Я сказал, что в принципе я всегда за такую политику. Он повел меня через многочисленные коридоры и комнаты до тех пор, пока мы не вышли на безлюдную мостовую внутри Кремля и через несколько сот шагов пришли в квартиру, в которой он жил. Он показал мне свои личные комнаты, которые были среднего размера и обставлены просто и достойно. Их было четыре – столовая, кабинет, спальня и большая ванная. Вскоре появилась сначала очень старая экономка, а затем красивая рыжеволосая девушка, которая покорно поцеловала своего отца.

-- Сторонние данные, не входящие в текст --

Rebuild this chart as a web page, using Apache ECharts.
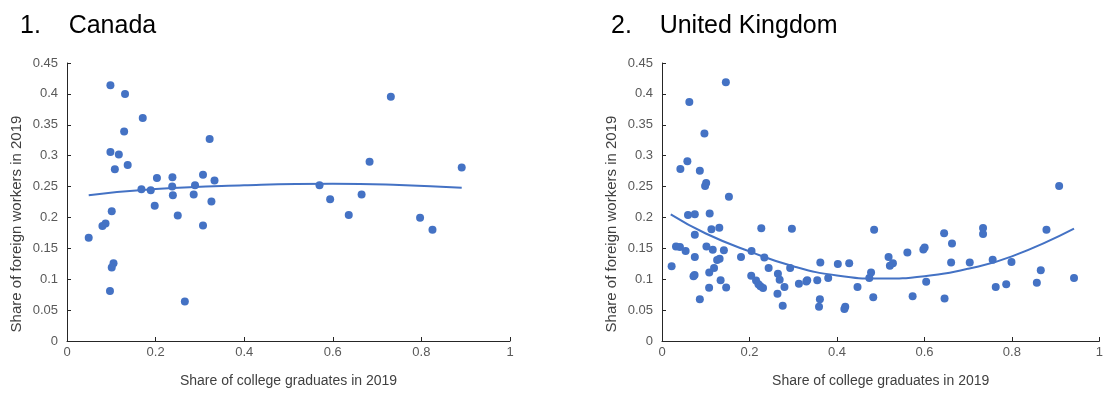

Он взглянул на меня с усмешкой в глазах, и мне показалось, что он хотел сказать: «Видите, мы, большевики, тоже живем семейной жизнью».
Дочь Сталина начала накрывать на стол, и вскоре экономка появилась с несколькими блюдами. Тем временем Сталин раскупоривал разные бутылки, которые вскоре составили внушительную батарею.
Затем он сказал: «Не позвать ли нам Молотова? Он беспокоится о коммюнике. Мы могли бы договориться о нем здесь. У Молотова есть одно особенное качество – он может пить».
Тогда я понял, что предстоит обед. Я собирался обедать на государственной даче номер 7, где меня ждал польский командующий генерал Андерс, но я попросил моего нового и превосходного переводчика майора Бирса позвонить и передать, что я вернусь после полуночи. Вскоре прибыл Молотов. Мы сели за стол, и с двумя переводчиками нас было пятеро. Майор Бирс жил в Москве 20 лет и отлично понимал Сталина, с которым он в течение некоторого времени вел довольно живой разговор, в котором я не мог принять участия.
Мы просидели за этим столом более семи часов. Обед был, очевидно, импровизированным и неожиданным, но постепенно приносили все больше и больше еды. Мы отведывали всего понемногу, по русскому обычаю, пробуя многочисленные и разнообразные блюда, и потягивали различные превосходные вина. Молотов принял свой самый приветливый вид, а Сталин, чтобы еще больше улучшить атмосферу, немилосердно подшучивал над ним.
Вскоре мы заговорили о конвоях судов, направляемых в Россию. В этой связи он сделал грубое замечание о почти полном уничтожении арктического конвоя PQ-17 в июне. «Г-н Сталин спрашивает, – сказал Павлов несколько нерешительно, – разве у английского флота нет чувства гордости?»
Я ответил:
«Вы должны верить мне, что то, что было сделано, было правильно. Я действительно знаю много о флоте и морской войне».